I wasn’t really sure what to expect with a performance from Antony and the Johnsons. The androgynous English-Irish, New York-based singer-songwriter: whose otherworldly, vibrato-heavy voice is among the most polarizing in modern pop music: according to cokemachineglow contributor Joel Elliott, “requires the listener to be in such a state of emotional reception and vulnerability” for his songs to succeed.
Finding that place on command, as conforming to his schedule would require, seemed like a daunting task.
I don’t know if I ever really got there. Given that half the crowd appeared to be crying over the course of the sixteen-song set, I’m assuming I didn’t.

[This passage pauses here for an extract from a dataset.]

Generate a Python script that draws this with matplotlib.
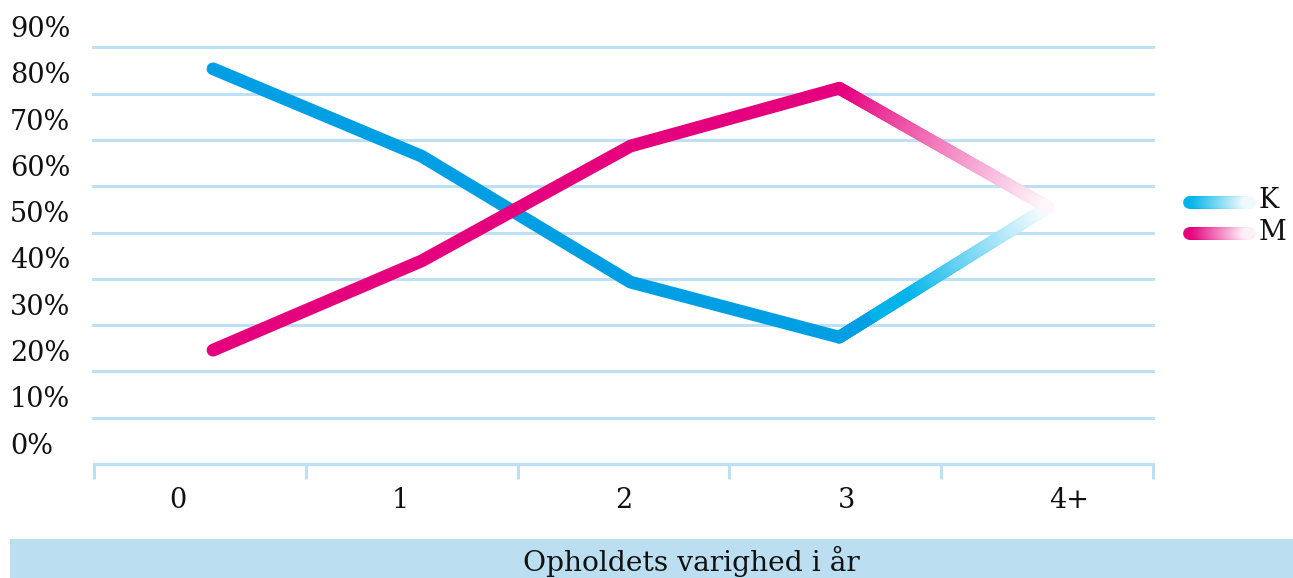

Fortunately, I didn’t need to.
In person, Antony and his six-piece backing band are certainly intense, and the whole performance felt heart-on-sleeve sincere, as I expected.
Yet there was a humor, even an optimism, persistent throughout that transformed songs from this year’s The Crying Light and left me convinced that there was more to this music thank the stark, brutal black-and-white photos that adorn his records would suggest.
Despite the reduction of personnel brought about by touring orchestral material with only limited strings, horns, and percussion, the songs’ new arrangements sounded bigger, warmer, and even joyous at times. More than anywhere else, this happened on set-closer “Aeon,” where full-volume percussion yielded a stunning affirmation I couldn’t have possibly seen coming.
A baroque-tinged cover of Beyoncé’s “Crazy in Love” probably helped, too, as did Antony’s extended conversation with the guy who shouted “Fuck Beyoncé!” afterward: “Oh, really, I know you’re joking,” followed by a short, probably improvised, song in which he asked why Beyoncé was sacred.
Given that this was Antony Hegarty, who I can’t help but associate with the dead-of-winter, I was taken aback in the best way possible.
There’s also the fact that his current backing band is excellent. The six-piece ensemble, consisting of cellist Julia Kent, drummer Parker Kindred, bassist Jeff Langston, violinist Maxim Moston and multi-instrumentalists Rob Moose and Doug Wieselman, who handled guitars, additional violin parts, and horns, matched the singer-pianist almost perfectly. “Another World” benefited from the atmospheric violin drones that carried throughout, and Moose’s playing on the traditional “I Was Young When I Left Home,” on which only he accompanied Hegarty, was understated and near-perfect.
The evening was, in fact, largely defined by its almost total lack of irony. The crowd was completely silent for opener Johanna Constantine, who performed two aggressive experimental dance pieces over the course of twenty minutes, and Antony seemed to respond to everyone who felt the need to tell him either to come back soon, or that they loved him, or that he sang better than Beyoncé, which he didn’t agree with. Encore “Hope This Someone” howled toward its conclusion and the band left.
I saw the faces of everyone around me and was more than slightly convinced that I’d just missed a gut-punch.
kyle • Mar 7, 2009 at 1:55 am
it doesn’t have much to do with her. it’s just kind of a cutesy title that attempts to articulate the mood of the show by offering a stark contrast.
keisha brooks • Mar 6, 2009 at 8:17 am
I still don’t get it.
So what does this have to do with beyonce?